Where the governmental agency consents6 to the not-for-profit corporation’s notice pursuant to S.C.Code Ann. § 33-35-90 or § 33-36-270, that corporation acquires the exclusive right to operate water and sewer systems in the designated areas. Such an operation is in the nature of a quasi-public utility, as evidenced by the unique condemnation provisions applicable only to these type corporations. S.C.Code Ann. § 4-9-30(4) (Supp.2004). We therefore reverse the Court of Appeals’ decision which affirmed the circuit court order granting County summary judgment on Company’s statutory interpretation claim, and remand the case for further proceedings.

CONCLUSION

The decision of the Court of Appeals affirming summary judgment on the statutory interpretation claim is

REVERSED.

MOORE, BURNETT, JJ. and Acting Justice PAULA H. THOMAS, concur. TOAL, C.J., concurring in part and dissenting in part in a separate opinion.
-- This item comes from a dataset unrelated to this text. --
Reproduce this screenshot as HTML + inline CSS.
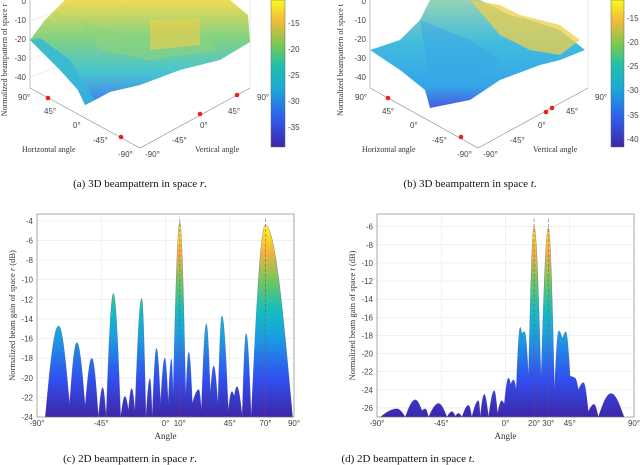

. For purposes of this opinion we will l'efer to respondents collectively as 'County.’

. This en banc opinion was filed following the grant of a petition for rehearing. Chief Judge Hearn authored the majority opinion. Judge Anderson filed a separate concurrence, as did Judge Stilwell. Judge Connor joined Judge Stilwell’s concurrence.

. We dismiss certiorari as improvidently granted on the Tort Claims Act issue.

.Company did not file its articles of incorporation until May 1995. The date of incorporation does not affect the analysis.

. The repeal/replacement does not affect our analysis of the nature of the rights acquired by a not-for-profit corporation pursuant to § 33-35-90.

. This consent provision satisfies the requirement of S.C. Const, art. VIII, § 15 (1976).